§ **DATASET EXCERPT**
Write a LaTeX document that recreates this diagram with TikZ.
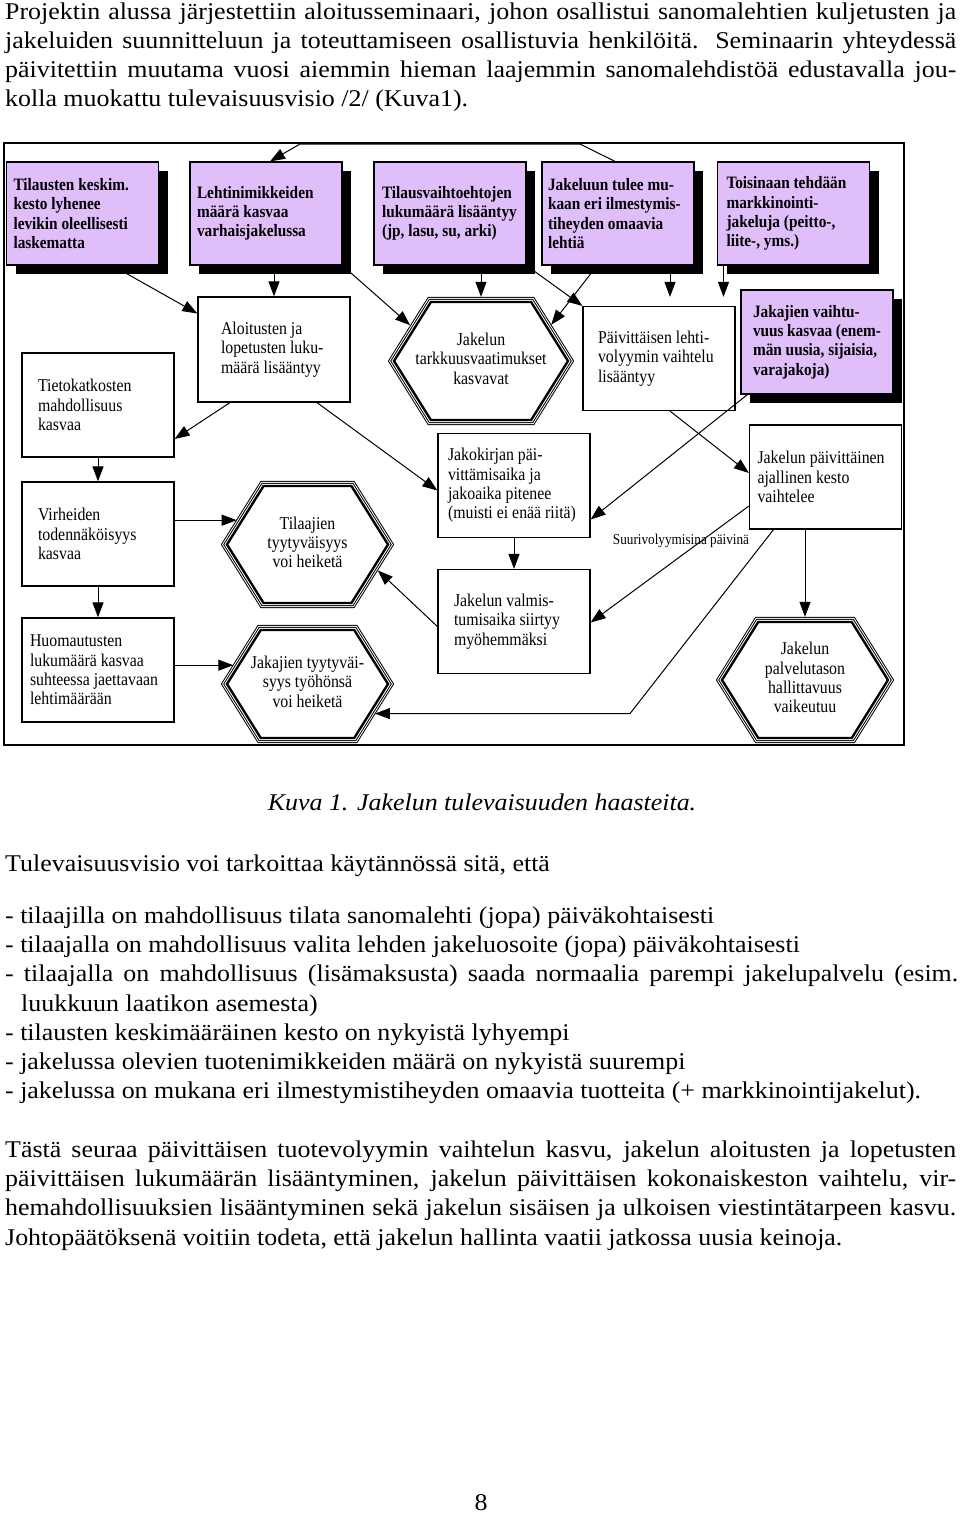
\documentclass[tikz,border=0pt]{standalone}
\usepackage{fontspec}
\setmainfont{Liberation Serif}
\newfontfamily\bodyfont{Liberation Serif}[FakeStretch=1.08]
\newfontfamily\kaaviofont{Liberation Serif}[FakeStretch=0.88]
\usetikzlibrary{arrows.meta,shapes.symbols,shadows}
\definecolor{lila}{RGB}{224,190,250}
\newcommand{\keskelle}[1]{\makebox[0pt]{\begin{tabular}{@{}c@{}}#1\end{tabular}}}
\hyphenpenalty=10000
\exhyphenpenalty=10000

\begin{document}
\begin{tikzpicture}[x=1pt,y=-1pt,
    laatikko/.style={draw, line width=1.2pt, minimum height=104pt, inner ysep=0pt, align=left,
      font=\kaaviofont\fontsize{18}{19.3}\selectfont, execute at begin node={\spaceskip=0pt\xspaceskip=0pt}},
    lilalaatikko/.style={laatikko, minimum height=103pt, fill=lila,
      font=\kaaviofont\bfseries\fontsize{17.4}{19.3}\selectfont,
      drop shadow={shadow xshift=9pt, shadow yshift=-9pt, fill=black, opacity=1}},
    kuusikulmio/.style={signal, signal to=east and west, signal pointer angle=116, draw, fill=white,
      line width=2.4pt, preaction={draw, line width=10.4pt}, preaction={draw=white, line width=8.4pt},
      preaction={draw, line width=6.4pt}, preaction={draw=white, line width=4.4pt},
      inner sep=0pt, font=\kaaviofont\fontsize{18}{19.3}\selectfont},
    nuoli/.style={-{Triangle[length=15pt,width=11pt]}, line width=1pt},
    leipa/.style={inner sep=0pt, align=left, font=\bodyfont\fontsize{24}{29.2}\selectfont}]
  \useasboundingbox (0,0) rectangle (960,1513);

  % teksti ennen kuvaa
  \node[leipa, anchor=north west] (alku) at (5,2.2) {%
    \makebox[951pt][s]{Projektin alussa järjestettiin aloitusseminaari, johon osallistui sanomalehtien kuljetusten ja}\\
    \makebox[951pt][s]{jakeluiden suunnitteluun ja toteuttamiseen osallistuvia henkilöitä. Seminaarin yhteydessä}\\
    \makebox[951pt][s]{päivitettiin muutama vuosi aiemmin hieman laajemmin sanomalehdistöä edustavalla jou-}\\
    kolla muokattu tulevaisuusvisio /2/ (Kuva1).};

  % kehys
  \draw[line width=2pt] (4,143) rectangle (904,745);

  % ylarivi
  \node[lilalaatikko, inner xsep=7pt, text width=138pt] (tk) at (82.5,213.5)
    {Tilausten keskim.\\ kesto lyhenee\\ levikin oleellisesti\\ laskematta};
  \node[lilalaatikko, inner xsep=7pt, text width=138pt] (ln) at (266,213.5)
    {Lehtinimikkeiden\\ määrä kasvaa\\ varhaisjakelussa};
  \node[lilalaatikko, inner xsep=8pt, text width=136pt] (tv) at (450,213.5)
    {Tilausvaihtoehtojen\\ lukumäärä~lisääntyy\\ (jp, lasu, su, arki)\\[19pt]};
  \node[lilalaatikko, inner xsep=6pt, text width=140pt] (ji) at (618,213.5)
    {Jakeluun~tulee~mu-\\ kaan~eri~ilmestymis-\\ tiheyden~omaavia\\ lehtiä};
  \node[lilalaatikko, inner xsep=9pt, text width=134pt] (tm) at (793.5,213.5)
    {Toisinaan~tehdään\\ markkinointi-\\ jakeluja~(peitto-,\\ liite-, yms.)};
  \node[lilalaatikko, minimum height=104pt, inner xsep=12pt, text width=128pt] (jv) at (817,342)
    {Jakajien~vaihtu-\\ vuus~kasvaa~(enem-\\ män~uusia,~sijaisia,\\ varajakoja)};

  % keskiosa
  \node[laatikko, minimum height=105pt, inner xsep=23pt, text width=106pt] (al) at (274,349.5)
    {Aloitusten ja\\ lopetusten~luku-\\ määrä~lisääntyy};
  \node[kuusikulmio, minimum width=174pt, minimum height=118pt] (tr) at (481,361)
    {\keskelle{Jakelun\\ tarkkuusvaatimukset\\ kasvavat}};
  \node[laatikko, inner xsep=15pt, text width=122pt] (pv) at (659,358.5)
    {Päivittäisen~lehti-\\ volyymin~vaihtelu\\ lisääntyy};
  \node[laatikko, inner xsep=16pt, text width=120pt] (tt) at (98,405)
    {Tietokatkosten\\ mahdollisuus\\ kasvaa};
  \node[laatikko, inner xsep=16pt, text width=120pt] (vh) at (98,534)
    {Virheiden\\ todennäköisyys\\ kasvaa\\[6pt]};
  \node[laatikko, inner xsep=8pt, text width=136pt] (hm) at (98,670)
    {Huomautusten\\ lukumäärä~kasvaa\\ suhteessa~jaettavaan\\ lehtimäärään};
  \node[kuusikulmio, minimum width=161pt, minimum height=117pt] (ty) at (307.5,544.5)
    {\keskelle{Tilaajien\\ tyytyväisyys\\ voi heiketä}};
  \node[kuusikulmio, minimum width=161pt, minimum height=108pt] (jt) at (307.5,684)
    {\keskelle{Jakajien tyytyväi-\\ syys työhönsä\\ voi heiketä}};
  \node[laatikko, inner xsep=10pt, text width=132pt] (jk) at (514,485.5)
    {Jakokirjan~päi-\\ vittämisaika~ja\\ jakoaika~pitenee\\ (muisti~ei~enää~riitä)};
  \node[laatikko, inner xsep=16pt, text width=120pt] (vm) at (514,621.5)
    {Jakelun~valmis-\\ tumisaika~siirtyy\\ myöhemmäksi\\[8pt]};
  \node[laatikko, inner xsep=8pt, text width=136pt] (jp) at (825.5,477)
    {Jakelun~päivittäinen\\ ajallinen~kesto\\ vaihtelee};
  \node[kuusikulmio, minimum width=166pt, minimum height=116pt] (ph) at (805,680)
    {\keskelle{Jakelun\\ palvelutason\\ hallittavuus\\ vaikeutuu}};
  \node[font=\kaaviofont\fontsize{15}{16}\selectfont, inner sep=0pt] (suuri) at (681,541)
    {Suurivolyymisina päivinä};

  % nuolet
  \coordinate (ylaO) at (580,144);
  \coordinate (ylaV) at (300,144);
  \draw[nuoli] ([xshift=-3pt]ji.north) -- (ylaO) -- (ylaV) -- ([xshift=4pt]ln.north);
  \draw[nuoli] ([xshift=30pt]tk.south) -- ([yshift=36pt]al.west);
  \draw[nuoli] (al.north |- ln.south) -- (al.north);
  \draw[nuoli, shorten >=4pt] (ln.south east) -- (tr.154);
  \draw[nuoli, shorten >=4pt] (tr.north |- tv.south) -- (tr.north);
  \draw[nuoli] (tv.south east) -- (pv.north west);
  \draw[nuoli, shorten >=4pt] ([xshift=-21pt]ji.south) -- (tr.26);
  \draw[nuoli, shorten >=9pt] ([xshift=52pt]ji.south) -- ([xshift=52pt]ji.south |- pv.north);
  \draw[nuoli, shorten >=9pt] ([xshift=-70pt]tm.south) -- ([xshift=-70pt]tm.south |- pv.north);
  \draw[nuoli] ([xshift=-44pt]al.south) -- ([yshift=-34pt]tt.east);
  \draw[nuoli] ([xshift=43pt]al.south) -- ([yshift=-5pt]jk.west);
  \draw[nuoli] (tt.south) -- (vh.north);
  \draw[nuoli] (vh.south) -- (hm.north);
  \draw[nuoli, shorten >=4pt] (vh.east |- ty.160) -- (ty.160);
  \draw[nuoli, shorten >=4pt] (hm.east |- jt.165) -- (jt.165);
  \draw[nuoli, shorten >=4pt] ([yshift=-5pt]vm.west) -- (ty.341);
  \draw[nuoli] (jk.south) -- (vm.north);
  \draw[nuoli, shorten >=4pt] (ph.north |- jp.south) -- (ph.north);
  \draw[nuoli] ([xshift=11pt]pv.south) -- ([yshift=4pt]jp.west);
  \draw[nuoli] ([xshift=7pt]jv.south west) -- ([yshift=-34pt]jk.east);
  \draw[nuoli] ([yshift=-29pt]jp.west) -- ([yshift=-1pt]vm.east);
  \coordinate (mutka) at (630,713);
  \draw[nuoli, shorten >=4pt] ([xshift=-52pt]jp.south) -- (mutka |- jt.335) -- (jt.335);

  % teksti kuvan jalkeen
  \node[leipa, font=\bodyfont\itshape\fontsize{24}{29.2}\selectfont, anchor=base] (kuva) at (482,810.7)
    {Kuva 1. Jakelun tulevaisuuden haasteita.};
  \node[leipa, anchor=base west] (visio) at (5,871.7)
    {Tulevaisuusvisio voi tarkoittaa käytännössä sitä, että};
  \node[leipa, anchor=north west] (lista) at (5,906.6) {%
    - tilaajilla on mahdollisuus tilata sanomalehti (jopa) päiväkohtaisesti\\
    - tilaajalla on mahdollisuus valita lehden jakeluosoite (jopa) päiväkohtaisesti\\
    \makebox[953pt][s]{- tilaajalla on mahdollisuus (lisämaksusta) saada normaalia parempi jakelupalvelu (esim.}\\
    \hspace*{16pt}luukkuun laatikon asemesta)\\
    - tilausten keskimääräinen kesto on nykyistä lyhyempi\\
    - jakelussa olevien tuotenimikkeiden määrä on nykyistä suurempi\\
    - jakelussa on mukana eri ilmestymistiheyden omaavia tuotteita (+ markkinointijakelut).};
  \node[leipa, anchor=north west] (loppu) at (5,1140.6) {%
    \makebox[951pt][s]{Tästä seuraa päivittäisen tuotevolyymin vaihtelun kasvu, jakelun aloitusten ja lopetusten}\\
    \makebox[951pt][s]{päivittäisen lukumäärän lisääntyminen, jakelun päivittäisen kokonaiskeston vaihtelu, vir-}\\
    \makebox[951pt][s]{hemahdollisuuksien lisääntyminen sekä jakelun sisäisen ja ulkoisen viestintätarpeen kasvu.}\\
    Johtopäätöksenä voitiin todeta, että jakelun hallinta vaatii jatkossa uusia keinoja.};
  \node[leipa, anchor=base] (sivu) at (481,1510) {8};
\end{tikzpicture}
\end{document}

§ **EXERCISE GOAL**
Write out an exact copy of the listing, first line through the line containing "(4,143) rectangle (904,745);", with the pictures left out.

§ **FINAL ANSWER**
Write a LaTeX document that recreates this diagram with TikZ.
\documentclass[tikz,border=0pt]{standalone}
\usepackage{fontspec}
\setmainfont{Liberation Serif}
\newfontfamily\bodyfont{Liberation Serif}[FakeStretch=1.08]
\newfontfamily\kaaviofont{Liberation Serif}[FakeStretch=0.88]
\usetikzlibrary{arrows.meta,shapes.symbols,shadows}
\definecolor{lila}{RGB}{224,190,250}
\newcommand{\keskelle}[1]{\makebox[0pt]{\begin{tabular}{@{}c@{}}#1\end{tabular}}}
\hyphenpenalty=10000
\exhyphenpenalty=10000

\begin{document}
\begin{tikzpicture}[x=1pt,y=-1pt,
    laatikko/.style={draw, line width=1.2pt, minimum height=104pt, inner ysep=0pt, align=left,
      font=\kaaviofont\fontsize{18}{19.3}\selectfont, execute at begin node={\spaceskip=0pt\xspaceskip=0pt}},
    lilalaatikko/.style={laatikko, minimum height=103pt, fill=lila,
      font=\kaaviofont\bfseries\fontsize{17.4}{19.3}\selectfont,
      drop shadow={shadow xshift=9pt, shadow yshift=-9pt, fill=black, opacity=1}},
    kuusikulmio/.style={signal, signal to=east and west, signal pointer angle=116, draw, fill=white,
      line width=2.4pt, preaction={draw, line width=10.4pt}, preaction={draw=white, line width=8.4pt},
      preaction={draw, line width=6.4pt}, preaction={draw=white, line width=4.4pt},
      inner sep=0pt, font=\kaaviofont\fontsize{18}{19.3}\selectfont},
    nuoli/.style={-{Triangle[length=15pt,width=11pt]}, line width=1pt},
    leipa/.style={inner sep=0pt, align=left, font=\bodyfont\fontsize{24}{29.2}\selectfont}]
  \useasboundingbox (0,0) rectangle (960,1513);

  % teksti ennen kuvaa
  \node[leipa, anchor=north west] (alku) at (5,2.2) {%
    \makebox[951pt][s]{Projektin alussa järjestettiin aloitusseminaari, johon osallistui sanomalehtien kuljetusten ja}\\
    \makebox[951pt][s]{jakeluiden suunnitteluun ja toteuttamiseen osallistuvia henkilöitä. Seminaarin yhteydessä}\\
    \makebox[951pt][s]{päivitettiin muutama vuosi aiemmin hieman laajemmin sanomalehdistöä edustavalla jou-}\\
    kolla muokattu tulevaisuusvisio /2/ (Kuva1).};

  % kehys
  \draw[line width=2pt] (4,143) rectangle (904,745);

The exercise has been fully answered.